Certainly some companies are doing more than others.
For example, a lot of times the incentive is the requirements of your product.
So if you have to have, say, a food-grade product — whether you are in the pharmaceutical industry or whether you are in the food industry — you have a built-in incentive to try to purify water, because if you purify the water it is probably going to be allowed for reuse within your facility and then you just become a good citizen and you become a good environmental steward, and you can go a long way with it.
For example, there is an organization called The Water Reuse Association.
They have an annual award ceremony, and I think some food industries actually are recent recipients of that award.
That’s the kind of thing that I think can kind of take hold in other communities and other industries, in other organizations.”
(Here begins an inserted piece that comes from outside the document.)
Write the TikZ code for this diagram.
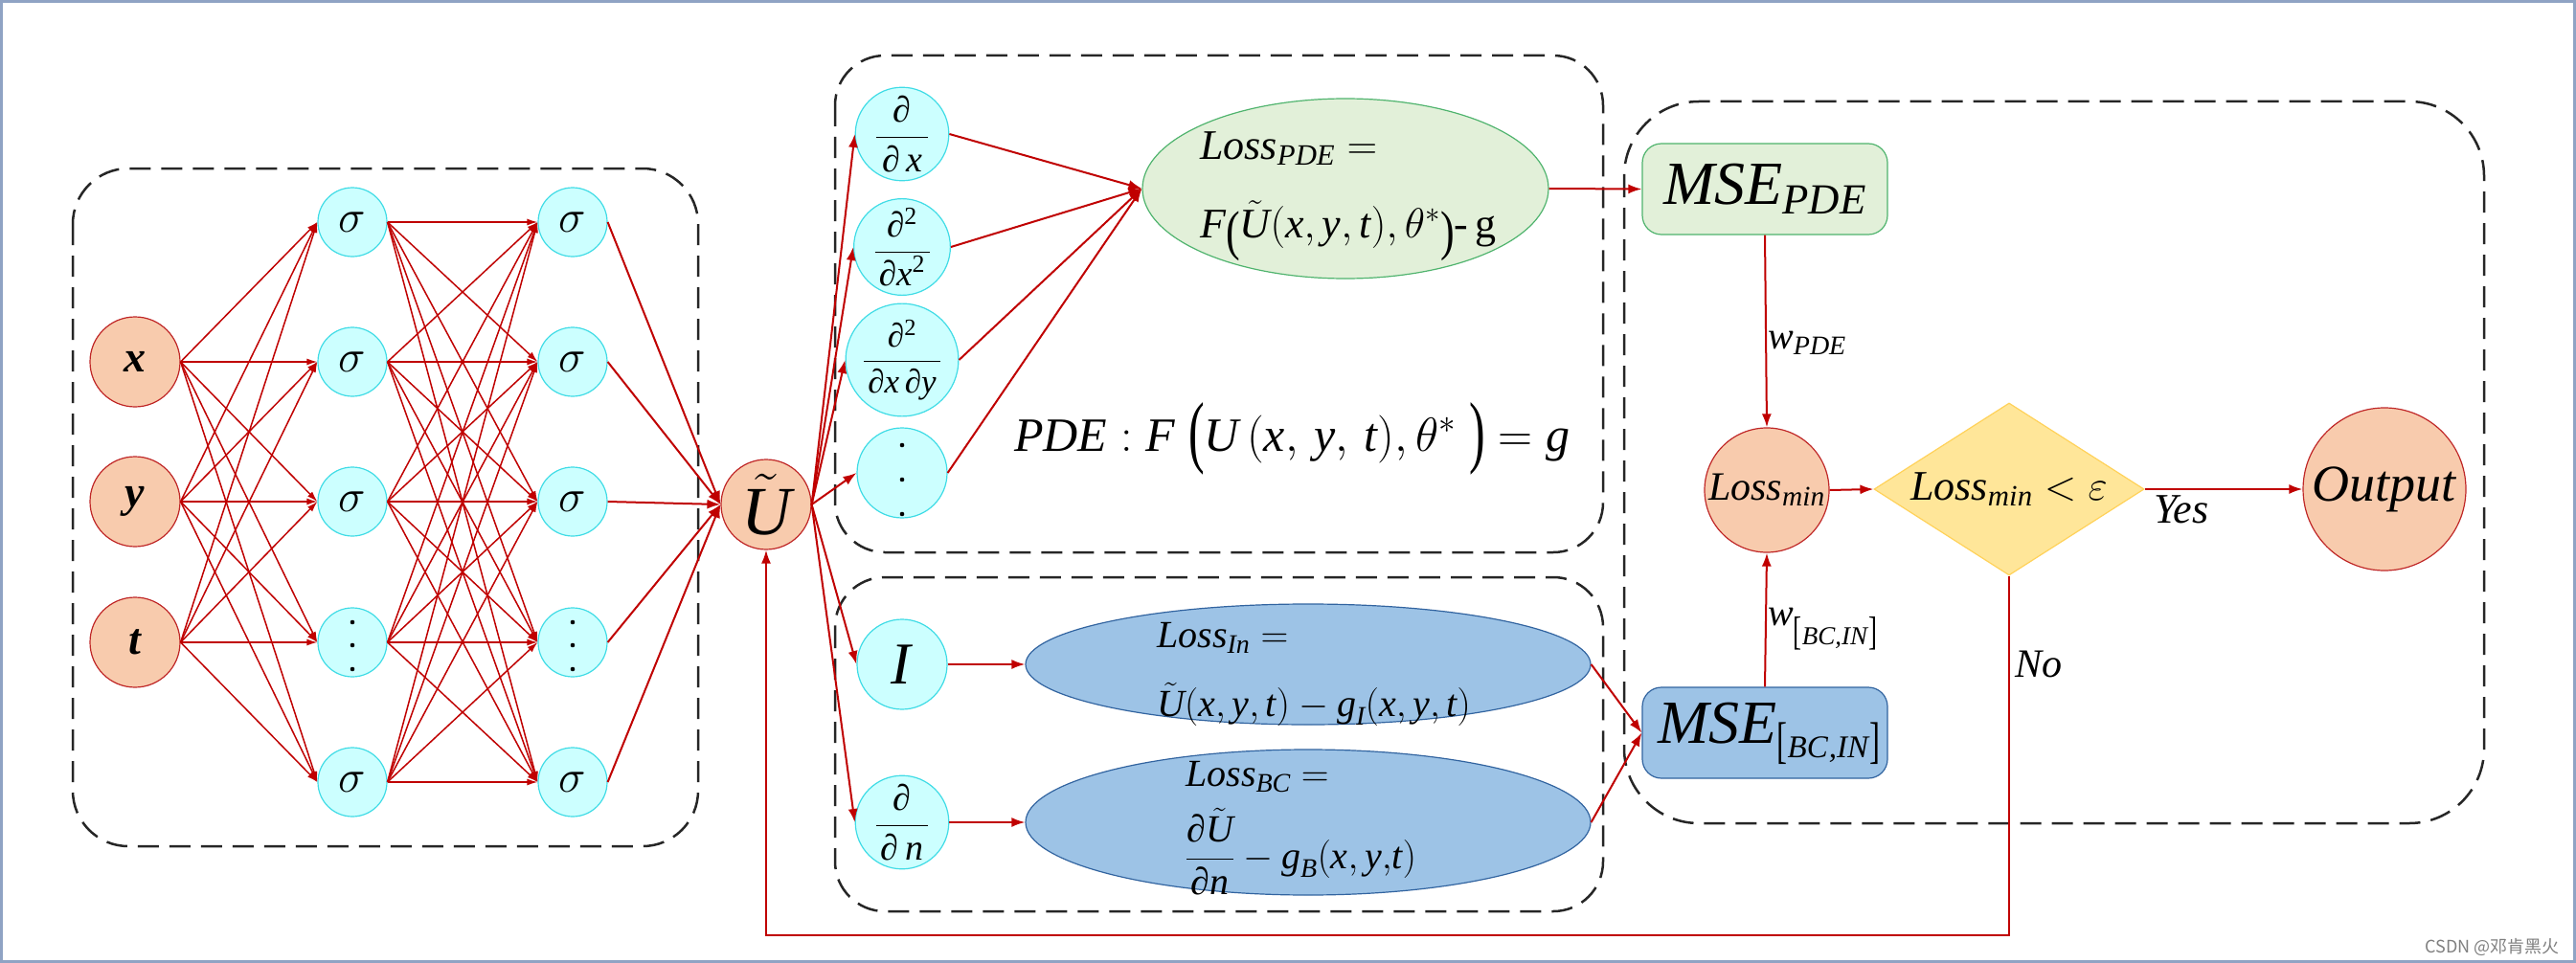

“So I primarily Optimize Operating Procedures, I train the operators to improve their skills and look at instrumentation and equipment to streamline the operation and improve the quality of their treatment at the same time.”
“The problem of new Emerging Containments is evolving and increasing in frequency.
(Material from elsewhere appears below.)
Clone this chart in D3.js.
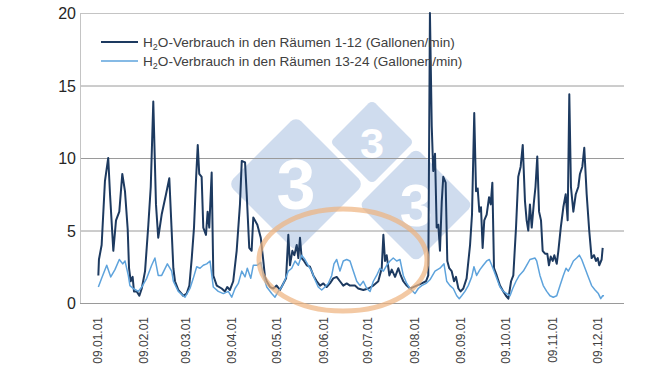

I think first if you define emerging contaminant you see that hazardous materials are mixtures that are threatening to human health.
Examples of that are certain pharmaceutical and personal care products which actually have through the development of new products; they have the presence of some of these emerging contaminants.
Also there are man-made chemicals that are manufactured to actually resist heat, resist oil, and resist stains to your products so it becomes very often that these products are being manufactured and that actually have the emerging contaminants in it.
Now, the course of action, if you will allow me, there is very little that has been done up to this point.
Some of these contaminants are in low concentration and some of these contaminants are increasing in concentration.
Right now it is in a research stage, and the EPA has really not done any work establishing the regulation, and once they do, then we will be able to respond.
But there is very little done, but the research is showing that it’s occurring more and more.”
“There are so many inefficiencies that you can just optimize the current procedures without introducing new technologies to meet tightening regulations as well as save on cost.”
“Typically wherever you’ve got cost inefficiencies or operating inefficiencies, you’ve also got treatment results inefficiencies, and when you identify those inefficiencies, the improvements go hand in hand.
“Conserving water includes reducing the time and volume of water used for each task, analyzing all water requirements to recycle and reuse wherever possible and also filtering and purifying for recycling and reusing instead of relying on potable water sources.”
“The biggest hurdle to using water conservation practices is recognizing the condition to conserve exists”
“Operations find themselves pressed to conserve water not just to relieve stressed aquifers and because water is a finite resource. It’s simply that the cost of water has sky-rocketed”
“An industrial process is a unique application and a unique treatment is needed. Moreover, as technology advances, requirements for well-managed water treatment change.”